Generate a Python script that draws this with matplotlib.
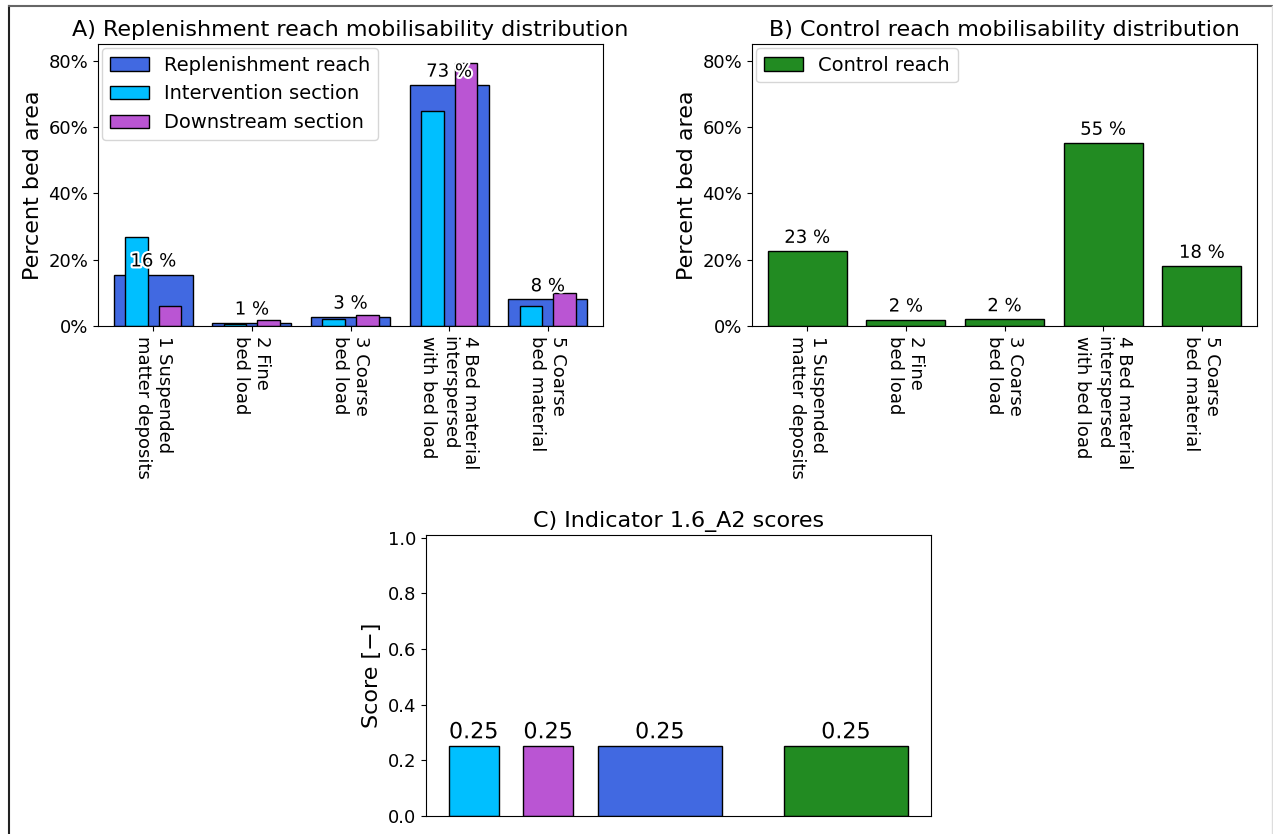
import numpy as np
import matplotlib
matplotlib.use('Agg')
import matplotlib.pyplot as plt
import matplotlib.patheffects as pe
from matplotlib.ticker import PercentFormatter
from matplotlib.lines import Line2D

categories = ['1 Suspended\nmatter deposits', '2 Fine\nbed load', '3 Coarse\nbed load',
              '4 Bed material\ninterspersed\nwith bed load', '5 Coarse\nbed material']
replenishment = [0.155, 0.010, 0.028, 0.727, 0.080]
intervention = [0.268, 0.005, 0.021, 0.649, 0.059]
downstream = [0.059, 0.017, 0.033, 0.792, 0.098]
control = [0.226, 0.019, 0.020, 0.552, 0.181]
replenishment_labels = ['16 %', '1 %', '3 %', '73 %', '8 %']
control_labels = ['23 %', '2 %', '2 %', '55 %', '18 %']

score_names = ['Intervention section', 'Downstream section', 'Replenishment reach', 'Control reach']
scores = [0.25, 0.25, 0.25, 0.25]

c_rep, c_int, c_down, c_ctrl = 'royalblue', 'deepskyblue', 'mediumorchid', 'forestgreen'

W, H = 1273, 834
fig = plt.figure(figsize=(W / 100, H / 100), dpi=100)


def px_axes(left, top, right, bottom):
    return fig.add_axes([left / W, 1 - bottom / H, (right - left) / W, (bottom - top) / H])


def label_bars(ax, xs, ys, labels, size):
    for x, y, t in zip(xs, ys, labels):
        ax.annotate(t, (x, y), xytext=(0, 3), textcoords='offset points',
                    ha='center', va='bottom', fontsize=size,
                    path_effects=[pe.withStroke(linewidth=3, foreground='white')])


def style_dist(ax, title):
    ax.set_xticks(range(len(categories)))
    ax.set_xticklabels(categories, rotation=270, fontsize=13, ha='center', ma='left')
    ax.set_xlim(-0.56, 4.56)
    ax.set_ylim(0, 0.85)
    ax.yaxis.set_major_formatter(PercentFormatter(1, decimals=0))
    ax.tick_params(axis='y', labelsize=13)
    ax.set_ylabel('Percent bed area', fontsize=16)
    ax.set_title(title, fontsize=16)


x = np.arange(len(categories))
off, nw = 0.17, 0.23

# A) replenishment reach
ax1 = px_axes(98, 44, 603, 326)
ax1.bar(x, replenishment, 0.8, color=c_rep, edgecolor='black', label='Replenishment reach')
ax1.bar(x - off, intervention, nw, color=c_int, edgecolor='black', label='Intervention section')
ax1.bar(x + off, downstream, nw, color=c_down, edgecolor='black', label='Downstream section')
label_bars(ax1, x, replenishment, replenishment_labels, 13)
style_dist(ax1, 'A) Replenishment reach mobilisability distribution')
ax1.legend(loc='upper left', fontsize=14, borderaxespad=0.2)

# B) control reach
ax2 = px_axes(752, 44, 1257, 326)
ax2.bar(x, control, 0.8, color=c_ctrl, edgecolor='black', label='Control reach')
label_bars(ax2, x, control, control_labels, 13)
style_dist(ax2, 'B) Control reach mobilisability distribution')
ax2.legend(loc='upper left', fontsize=14, borderaxespad=0.2)

# C) scores
ax3 = px_axes(426, 535, 931, 816)
pos = [-1.5, -0.9, 0.0, 1.5]
widths = [0.4, 0.4, 1.0, 1.0]
ax3.bar(pos, scores, widths, color=[c_int, c_down, c_rep, c_ctrl], edgecolor='black')
label_bars(ax3, pos, scores, ['%.2f' % s for s in scores], 16)
ax3.set_ylim(0, 1.01)
ax3.set_xticks([])
ax3.tick_params(axis='y', labelsize=13)
ax3.set_ylabel('Score [\u2212]', fontsize=16)
ax3.set_title('C) Indicator 1.6_A2 scores', fontsize=16)

# frame around the figure
fig.add_artist(Line2D([9 / W, 9 / W], [0, 1 - 6 / H], transform=fig.transFigure, color='#222222', lw=1.5))
fig.add_artist(Line2D([9 / W, 1272 / W], [1 - 6 / H, 1 - 6 / H], transform=fig.transFigure, color='#666666', lw=1.5))
fig.add_artist(Line2D([1272 / W, 1272 / W], [0, 1 - 6 / H], transform=fig.transFigure, color='#dddddd', lw=1))

fig.savefig('out.png', dpi=100)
--------------------------------------------------
Task description –
Take the material above from its first line through the line holding "from matplotlib.lines import Line2D" and set it down exactly, without the pictures.

Solved problem –
Generate a Python script that draws this with matplotlib.
import numpy as np
import matplotlib
matplotlib.use('Agg')
import matplotlib.pyplot as plt
import matplotlib.patheffects as pe
from matplotlib.ticker import PercentFormatter
from matplotlib.lines import Line2D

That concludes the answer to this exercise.